Below this line is a set of entries; quote exactly the lines from the line that contains "Rebuild this chart" to the line that contains "import * as", both lines included.

Data supplied:
· · · · · · ·
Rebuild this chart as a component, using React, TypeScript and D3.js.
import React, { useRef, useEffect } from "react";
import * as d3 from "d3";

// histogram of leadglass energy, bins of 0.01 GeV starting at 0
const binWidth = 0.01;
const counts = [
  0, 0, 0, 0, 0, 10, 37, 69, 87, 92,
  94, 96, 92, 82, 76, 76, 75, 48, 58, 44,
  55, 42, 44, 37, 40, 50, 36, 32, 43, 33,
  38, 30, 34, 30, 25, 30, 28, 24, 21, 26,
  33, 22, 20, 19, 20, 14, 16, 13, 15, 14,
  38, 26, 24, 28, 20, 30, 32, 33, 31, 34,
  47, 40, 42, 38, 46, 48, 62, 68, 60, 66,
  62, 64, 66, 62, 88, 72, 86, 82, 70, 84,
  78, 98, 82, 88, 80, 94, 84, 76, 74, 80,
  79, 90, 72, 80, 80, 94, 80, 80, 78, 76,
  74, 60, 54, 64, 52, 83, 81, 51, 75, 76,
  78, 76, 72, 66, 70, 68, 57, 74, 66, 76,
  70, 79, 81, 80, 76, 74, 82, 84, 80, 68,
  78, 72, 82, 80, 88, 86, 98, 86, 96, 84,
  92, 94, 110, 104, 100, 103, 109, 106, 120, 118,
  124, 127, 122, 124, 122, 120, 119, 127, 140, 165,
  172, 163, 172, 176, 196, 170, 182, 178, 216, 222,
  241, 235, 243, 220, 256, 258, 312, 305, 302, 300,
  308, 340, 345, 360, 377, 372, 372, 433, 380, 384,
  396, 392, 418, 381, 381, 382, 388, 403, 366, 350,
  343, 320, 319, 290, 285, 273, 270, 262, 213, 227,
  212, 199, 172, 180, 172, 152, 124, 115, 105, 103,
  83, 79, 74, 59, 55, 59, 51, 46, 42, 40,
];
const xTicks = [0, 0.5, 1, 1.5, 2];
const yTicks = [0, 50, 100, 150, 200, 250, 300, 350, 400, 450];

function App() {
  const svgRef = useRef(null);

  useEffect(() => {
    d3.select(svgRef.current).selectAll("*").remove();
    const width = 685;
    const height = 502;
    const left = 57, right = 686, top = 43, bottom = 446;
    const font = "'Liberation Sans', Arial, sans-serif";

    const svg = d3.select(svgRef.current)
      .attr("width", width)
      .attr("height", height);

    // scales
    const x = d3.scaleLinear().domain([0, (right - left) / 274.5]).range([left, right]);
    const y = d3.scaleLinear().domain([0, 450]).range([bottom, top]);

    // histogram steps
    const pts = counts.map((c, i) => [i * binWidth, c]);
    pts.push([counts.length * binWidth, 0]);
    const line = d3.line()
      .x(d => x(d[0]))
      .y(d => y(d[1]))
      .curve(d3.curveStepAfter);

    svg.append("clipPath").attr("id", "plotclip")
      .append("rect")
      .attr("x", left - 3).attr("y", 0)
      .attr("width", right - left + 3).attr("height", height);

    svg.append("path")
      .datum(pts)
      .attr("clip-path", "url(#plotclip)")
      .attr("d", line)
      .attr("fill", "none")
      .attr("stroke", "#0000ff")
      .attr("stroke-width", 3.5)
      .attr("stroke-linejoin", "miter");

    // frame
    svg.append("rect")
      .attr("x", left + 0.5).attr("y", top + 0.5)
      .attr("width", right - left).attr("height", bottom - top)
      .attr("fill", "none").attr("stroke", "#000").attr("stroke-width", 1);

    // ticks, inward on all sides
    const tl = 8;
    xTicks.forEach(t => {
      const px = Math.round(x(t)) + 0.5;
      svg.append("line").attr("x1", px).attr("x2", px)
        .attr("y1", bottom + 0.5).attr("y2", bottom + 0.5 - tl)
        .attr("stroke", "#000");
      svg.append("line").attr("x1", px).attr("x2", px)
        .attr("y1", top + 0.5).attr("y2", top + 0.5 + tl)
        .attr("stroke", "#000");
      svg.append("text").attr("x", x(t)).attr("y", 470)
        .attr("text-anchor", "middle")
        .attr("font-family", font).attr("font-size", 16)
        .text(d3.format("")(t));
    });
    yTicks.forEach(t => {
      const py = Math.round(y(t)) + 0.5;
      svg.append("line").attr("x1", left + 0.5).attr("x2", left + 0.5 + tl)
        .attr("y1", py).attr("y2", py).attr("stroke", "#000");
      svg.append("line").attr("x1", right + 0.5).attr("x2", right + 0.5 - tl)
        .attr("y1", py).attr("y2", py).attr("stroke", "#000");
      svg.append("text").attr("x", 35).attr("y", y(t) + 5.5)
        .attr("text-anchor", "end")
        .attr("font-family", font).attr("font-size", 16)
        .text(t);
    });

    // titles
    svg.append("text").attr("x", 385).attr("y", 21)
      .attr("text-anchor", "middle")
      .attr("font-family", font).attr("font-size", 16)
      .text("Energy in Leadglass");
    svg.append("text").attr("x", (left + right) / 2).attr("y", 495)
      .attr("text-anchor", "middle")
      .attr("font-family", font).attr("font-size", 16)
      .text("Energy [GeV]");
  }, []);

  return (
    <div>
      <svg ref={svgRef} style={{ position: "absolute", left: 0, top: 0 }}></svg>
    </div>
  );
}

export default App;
· · · · · · ·
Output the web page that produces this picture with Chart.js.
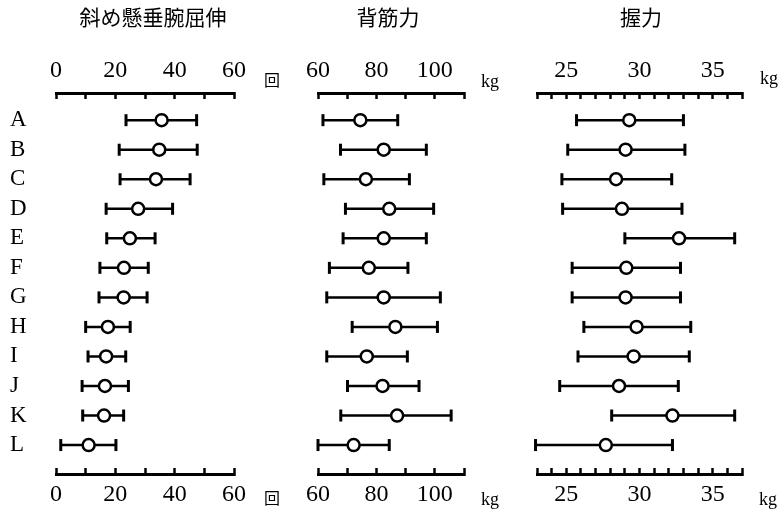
· · · · · · ·
Reply:
Rebuild this chart as a component, using React, TypeScript and D3.js.
import React, { useRef, useEffect } from "react";
import * as d3 from "d3";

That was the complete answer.